Fujii was looking at having to tear out the equipment, clean it up, and try to sell it himself one piece at a time. One of Fujii’s friends was restoring an old casino in town. He came over to say that maybe the whole kitchen set-up would be a good fit for his redo. 

“So, these same guys that had helped me buy the building asked, ‘What do you think this stuff is worth?’ “I gave them a figure and they wrote me a check for even more than that.

“The day after we closed escrow,” he remembers, “there was a crew there to tear out everything and load it up into a bunch of big trucks. So, I went from being evicted from a facility that I had just put money into and still had a lease on, to having a great, state-of-the-art place that I own myself.

Building a first-class facility

Now, obviously, besides Fujii’s benefactors, he had a whole army of dedicated students who helped build the new facility. 

The building housing Fujii’s school is over 8,000 square feet, and the martial arts studio and nutrition shop take up about 5,500 of it. He named his school West Coast World Martial Arts/RCJ Machado, based on his two main martial arts instructors. (RCJ stands for the initials of the first names of BJJ’s renowned Machado brothers.) That’s a mouthful, so, for condensed purposes, Fujii calls it “West Coast/Machado.”

As it turned out, the neighboring space was occupied by a Thai restaurant, established before he bought the building. 
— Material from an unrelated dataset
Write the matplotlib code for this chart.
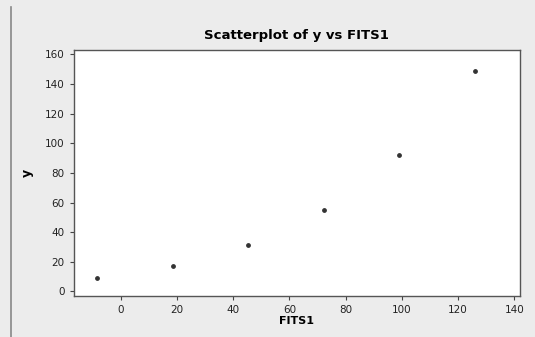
import matplotlib.pyplot as plt

fits1 = [-8.6, 18.4, 45.3, 72.2, 99.1, 126.0]
y = [9, 17, 31, 55, 92, 149]
x_ticks = [0, 20, 40, 60, 80, 100, 120, 140]
y_ticks = [0, 20, 40, 60, 80, 100, 120, 140, 160]

fig = plt.figure(figsize=(5.35, 3.37), dpi=100, facecolor='#ececec')
ax = fig.add_axes([0.138, 0.122, 0.834, 0.730])
ax.set_facecolor('white')

ax.scatter(fits1, y, s=6, color='#333333', zorder=3)

ax.set_xlim(-16.7, 142)
ax.set_ylim(-3, 163)
ax.set_xticks(x_ticks)
ax.set_yticks(y_ticks)
ax.tick_params(labelsize=7.5, length=3, width=0.8, color='#444444', labelcolor='#222222')

for side in ax.spines.values():
    side.set_color('#555555')
    side.set_linewidth(1.0)

ax.set_title('Scatterplot of y vs FITS1', fontsize=9.5, fontweight='bold', pad=8)
ax.set_xlabel('FITS1', fontsize=8, fontweight='bold', labelpad=1)
ax.set_ylabel('y', fontsize=9, fontweight='bold', labelpad=8)

# left edge line of the panel
fig.add_artist(plt.Line2D([0.02, 0.02], [0.0, 0.98], color='#888888', lw=1.2))

fig.savefig('out.png', dpi=100, facecolor=fig.get_facecolor())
“It had been voted number one in its category for several years in a row,” Fujii says, “and they had kept it up meticulously.”

Fujii had them sign an extended lease. So now, he’s got a high-quality renter who’s paying a large chunk of the mortgage and they are locked in for many more years. 

Big service in a small community

Gardnerville, Nevada, is a rural community located 49 miles south of Reno and 20 minutes south of the state capital, Carson City. The population was 5,656 at the 2010 census. Estimated median household income in 2016 was $47,399. Median resident age is 48.8. 

As many martial arts school owners are aware, building a bustling school business in a small town presents its own unique challenges. The very nature of a vast rural setting, as in Fujii’s case, comprises a different financial picture than running a school in a big city.

“In a big city, you might have 30- or 40,000 people in a few square miles,” Fujii points out. “But here, you have that many spread out over 20 or 30 miles in every direction.” 

In addressing the business nature of such a location as Gardnerville, Fujii explains, “By their nature, rural folks are a little more frugal. Some of my students have to come from as much as an hour away.” 

Nevertheless, he says he wouldn’t have it any other way. 

“I want to have one amazing school, instead of three or four where I have to keep traveling around putting out [operational] fires and keeping up with all the demands that entails.”

Fujii’s school is amazing indeed. First of all, he currently has 275 active students. This number does not include his “cross-overs” — those clients in the traditional family programs that also participate in their MMA program. These clients, Fujii, explains, pay tuition for both programs. 

Then there’s the school itself. There are separate areas for karate, mixed martial arts, weight-training, acrobatics and the aforementioned nutrition shop, called Nutrishop

He’s able to handle that because of his multi-tiered approach and a great staff of instructors and also because everyone respects the other groups. 

There’s a 40-foot, tumble-track trampoline, plus, an in-floor trampoline, complete with a suspended bungee-backflip harness that allows students from five-years-old and up to practice their flips without fear of injury. In fact, Fujii conducts a special “Flipz-and-Kicks” program using the equipment.